Daar wachtte de tweede onaangename verrassing: voor je aan de beklimming start, moet je je naam opschrijven en aangeven welke tocht je wil maken. Er waren heel wat keuzemogelijkheden, maar de lange tocht via de Asahidake die wij wilden maken, stond er niet bij! Die kon wel met de hand worden toegevoegd, maar de vrouw die bij de lijst stond, zei in heel gebrekkig Engels dat het “dangerous” was, en dat er sneeuw lag, en gebaarde dat we met onze stevige wandelschoenen toch niet voldoende uitgerust waren. Dat maakte ons behoorlijk ongerust, en ook wel een beetje kwaad, want in het Visitor Center had men ons daarover niks gezegd. De bus van 8u40 was intussen al lang weg, en onze bagage ook. Na wat twijfelen zijn we dan toch maar aan de tocht begonnen, maar behoorlijk bezorgd…
De tocht begint met een heel pittige beklimming, maar boven word je beloond met een mooi uitzicht, en er waren wel wat wolken, maar regelmatig toch ook zon. Ook de eerstvolgende kilometers was dat nog het geval, al namen de wolken wel meer en meer toe. Toen we zowat 1/3 van de tocht afgelegd hadden sloeg het weer om: er kwam veel meer wind en op een bepaald moment begon het ook te regenen. Ijskoude regen zelfs. Het zicht was intussen ook erg verminderd en vanaf een bepaald moment zaten we helemaal in de mist. Je zag hooguit enkele tientallen meters ver, dus zelfs van het uitzicht genieten was er niet meer bij. We passeerden langs de top van een aantal iets lagere bergen, maar de laatste beklimming, naar de Asahidake zelf, bleek de moeilijkste, omdat je telkens wegschoof in het vulkanische gruis. Het leek een half uur lang wel alsof je continu in duinen probeerde omhoog te komen. We zaten ook helemaal in de mist, dus je zag ook helemaal niet of de top nog veraf was of niet. En we hadden intussen al bijna 10 km vooral klimmen in de benen, dus het was allesbehalve prettig.
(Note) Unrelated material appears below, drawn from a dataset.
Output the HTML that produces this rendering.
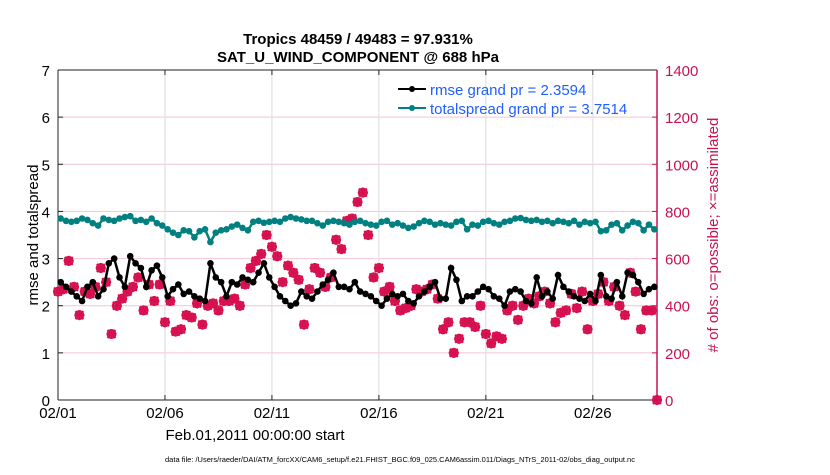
<!DOCTYPE html>
<html><head><meta charset="utf-8"><style>
body{margin:0;background:#fff;}
svg text{font-family:"Liberation Sans",sans-serif;}
</style></head><body>
<svg id="chart" width="830" height="470" xmlns="http://www.w3.org/2000/svg">
<rect width="830" height="470" fill="#fff"/>
<text x="358" y="44" font-size="15" font-weight="bold" text-anchor="middle">Tropics 48459 / 49483 = 97.931%</text>
<text x="358" y="62" font-size="15" font-weight="bold" text-anchor="middle">SAT_U_WIND_COMPONENT @ 688 hPa</text>
<g id="grid"></g>
<g id="axes"></g>
<g id="marks"></g>
<text x="255" y="440" font-size="15" text-anchor="middle">Feb.01,2011 00:00:00 start</text>
<text transform="translate(38,235) rotate(-90)" font-size="15" text-anchor="middle">rmse and totalspread</text>
<text transform="translate(718,235) rotate(-90)" font-size="15" fill="#c8134f" text-anchor="middle"># of obs: o=possible; ×=assimilated</text>
<text x="400" y="462" font-size="7.5" text-anchor="middle">data file: /Users/raeder/DAI/ATM_forcXX/CAM6_setup/f.e21.FHIST_BGC.f09_025.CAM6assim.011/Diags_NTrS_2011-02/obs_diag_output.nc</text>
<g>
<line x1="398" y1="89" x2="426" y2="89" stroke="#000" stroke-width="2"/><circle cx="412" cy="89" r="3" fill="#000"/>
<text x="430" y="95" font-size="15" fill="#1f5fff">rmse grand pr = 2.3594</text>
<line x1="398" y1="108" x2="426" y2="108" stroke="#008080" stroke-width="2"/><circle cx="412" cy="108" r="3" fill="#008080"/>
<text x="430" y="114" font-size="15" fill="#1f5fff">totalspread grand pr = 3.7514</text>
</g>
</svg>
<script>
const xTickLabels=["02/01","02/06","02/11","02/16","02/21","02/26"];
const xTickDays=[0,5,10,15,20,25];
const yLeftTicks=[0,1,2,3,4,5,6,7];
const yRightTicks=[0,200,400,600,800,1000,1200,1400];
const rmse=[2.5,2.4,2.3,2.2, 2.1,2.4,2.5,2.2, 2.35,2.9,3.0,2.6, 2.4,3.05,2.9,2.8, 2.4,2.75,2.85,2.6, 2.2,2.35,2.45,2.25, 2.3,2.2,2.15,2.1, 2.9,2.6,2.5,2.2, 2.5,2.45,2.6,2.55, 2.5,2.7,2.9,2.6, 2.4,2.2,2.1,2.0, 2.05,2.3,2.2,2.15, 2.3,2.45,2.55,2.7, 2.4,2.4,2.35,2.5, 2.3,2.25,2.2,2.1, 2.0,2.15,2.25,2.2, 2.25,2.1,2.05,2.2, 2.3,2.4,2.5,2.15, 2.15,2.8,2.55,2.1, 2.2,2.2,2.3,2.4, 2.35,2.2,2.15,2.0, 2.3,2.35,2.3,2.1, 2.05,2.6,2.2,2.3, 2.15,2.65,2.4,2.3, 2.2,2.15,2.1,2.25, 2.1,2.65,2.2,2.15, 2.5,2.2,2.7,2.65, 2.5,2.25,2.35,2.4];
const spread=[3.85,3.8,3.78,3.8, 3.85,3.82,3.75,3.7, 3.85,3.82,3.8,3.85, 3.88,3.9,3.8,3.82, 3.78,3.85,3.75,3.7, 3.62,3.55,3.5,3.6, 3.58,3.45,3.58,3.62, 3.35,3.55,3.6,3.62, 3.68,3.72,3.65,3.6, 3.78,3.8,3.76,3.78, 3.8,3.78,3.85,3.88, 3.85,3.83,3.8,3.8, 3.75,3.7,3.78,3.8, 3.78,3.75,3.72,3.78, 3.8,3.75,3.72,3.7, 3.78,3.8,3.72,3.75, 3.7,3.65,3.68,3.75, 3.8,3.78,3.72,3.75, 3.72,3.7,3.78,3.8, 3.62,3.72,3.7,3.78, 3.8,3.75,3.72,3.78, 3.8,3.85,3.86,3.82, 3.8,3.82,3.78,3.8, 3.75,3.8,3.78,3.75, 3.8,3.72,3.78,3.75, 3.78,3.58,3.6,3.72, 3.75,3.6,3.7,3.78, 3.75,3.6,3.72,3.62];
const obsCount=[460,470,590,480, 360,460,450,480, 560,500,280,400, 430,460,480,520, 380,490,420,490, 330,420,290,300, 360,350,410,320, 400,410,380,420, 420,430,400,490, 560,590,620,700, 650,610,500,570, 540,510,320,470, 560,540,480,520, 680,640,760,770, 840,880,700,520, 560,460,480,420, 380,390,400,470, 460,470,490,430, 300,330,200,260, 330,330,310,400, 280,240,270,260, 380,400,340,400, 430,410,440,460, 410,330,370,380, 450,390,460,300, 420,450,500,420, 480,400,360,540, 460,300,380,380, 0];
const NS="http://www.w3.org/2000/svg";
const X0=58,X1=657,Y0=400,Y1=70;
const xDay=d=>X0+(X1-X0)*d/28;
const yL=v=>Y0-(Y0-Y1)*v/7;
const yR=v=>Y0-(Y0-Y1)*v/1400;
function mk(tag,attrs,parent){const e=document.createElementNS(NS,tag);for(const k in attrs)e.setAttribute(k,attrs[k]);parent.appendChild(e);return e;}
const grid=document.getElementById('grid'),axes=document.getElementById('axes'),marks=document.getElementById('marks');
yLeftTicks.forEach((t,i)=>{
  if(i>0&&i<yLeftTicks.length-1){const g=mk('line',{x1:X0,x2:X1,y1:yL(t),y2:yL(t),stroke:'#f2c4d4','stroke-width':1},grid);
  
  }
  mk('line',{x1:X0,x2:X0+5,y1:yL(t),y2:yL(t),stroke:'#222'},axes);
  const tx=mk('text',{x:X0-8,y:yL(t)+6,'font-size':15,'text-anchor':'end'},axes);tx.textContent=t;
  
  
});
yRightTicks.forEach(t=>{
  mk('line',{x1:X1-5,x2:X1,y1:yR(t),y2:yR(t),stroke:'#c8134f'},axes);
  const tx=mk('text',{x:X1+8,y:yR(t)+6,'font-size':15,fill:'#c8134f'},axes);tx.textContent=t;
  
  
});
xTickDays.forEach((d,i)=>{
  if(i>0){const g=mk('line',{x1:xDay(d),x2:xDay(d),y1:Y0,y2:Y1,stroke:'#dcdcdc'},grid);
  
  }
  mk('line',{x1:xDay(d),x2:xDay(d),y1:Y0,y2:Y0-5,stroke:'#222'},axes);
  mk('line',{x1:xDay(d),x2:xDay(d),y1:Y1,y2:Y1+5,stroke:'#222'},axes);
  const tx=mk('text',{x:xDay(d),y:Y0+18,'font-size':15,'text-anchor':'middle'},axes);tx.textContent=xTickLabels[i];
  
  
});
mk('line',{x1:X0,x2:X1,y1:Y1,y2:Y1,stroke:'#222'},axes);
mk('line',{x1:X0,x2:X1,y1:Y0,y2:Y0,stroke:'#222'},axes);
mk('line',{x1:X0,x2:X0,y1:Y0,y2:Y1,stroke:'#222'},axes);
mk('line',{x1:X1,x2:X1,y1:Y0,y2:Y1,stroke:'#c8134f','stroke-width':1.5},axes);
// obs markers
obsCount.forEach((v,i)=>{
  const cx=xDay(i/4),cy=yR(v);
  const g=mk('g',{},marks);
  
  
  mk('circle',{cx:cx,cy:cy,r:4,fill:'none',stroke:'#d6104f','stroke-width':2},g);
  mk('path',{d:`M${cx-5} ${cy}H${cx+5}M${cx} ${cy-5}V${cy+5}M${cx-4} ${cy-4}L${cx+4} ${cy+4}M${cx-4} ${cy+4}L${cx+4} ${cy-4}`,stroke:'#d6104f','stroke-width':2},g);
});
function series(vals,color,name){
  const p=mk('polyline',{points:vals.map((v,i)=>xDay(i/4+0.125)+','+yL(v)).join(' '),fill:'none',stroke:color,'stroke-width':2.5},marks);
  
  
  vals.forEach((v,i)=>{const c=mk('circle',{cx:xDay(i/4+0.125),cy:yL(v),r:3.3,fill:color},marks);
  
  });
}
series(spread,'#008080','totalspread');
series(rmse,'#000','rmse');
</script>
</body></html>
Toch stonden we uiteindelijk dan toch nog sneller dan verwacht op de top… waar je dus niks zag, want de mist had intussen de zichtbaarheid beperkt tot een paar meter. En toen moesten we nog aan de afdaling beginnen. Die was wellicht nog het vervelends van de ganse tocht. Over zowat 2,5 kilometer moet je ruim 650m dalen, een dalingspercentage van gemiddeld 30%, meestal tussen rotsen. Er leek geen eind aan te komen, ook al omdat je, door de mist, dat eind ook niet zag. Wat waren we blij om eindelijk het gebouw van de kabelbaan in de mist te zien opduiken… Uitgeput, doornat en verkleumd arriveerden we, 7 uur na ons vertrek uit Sōunkyō, in ons hotel in Asahidake Onsen, zonder bagage (we hadden enkel een rugzakje met de essentials mee: wat reserve-kleren (die intussen ook nat geworden waren) en een tandenborstel).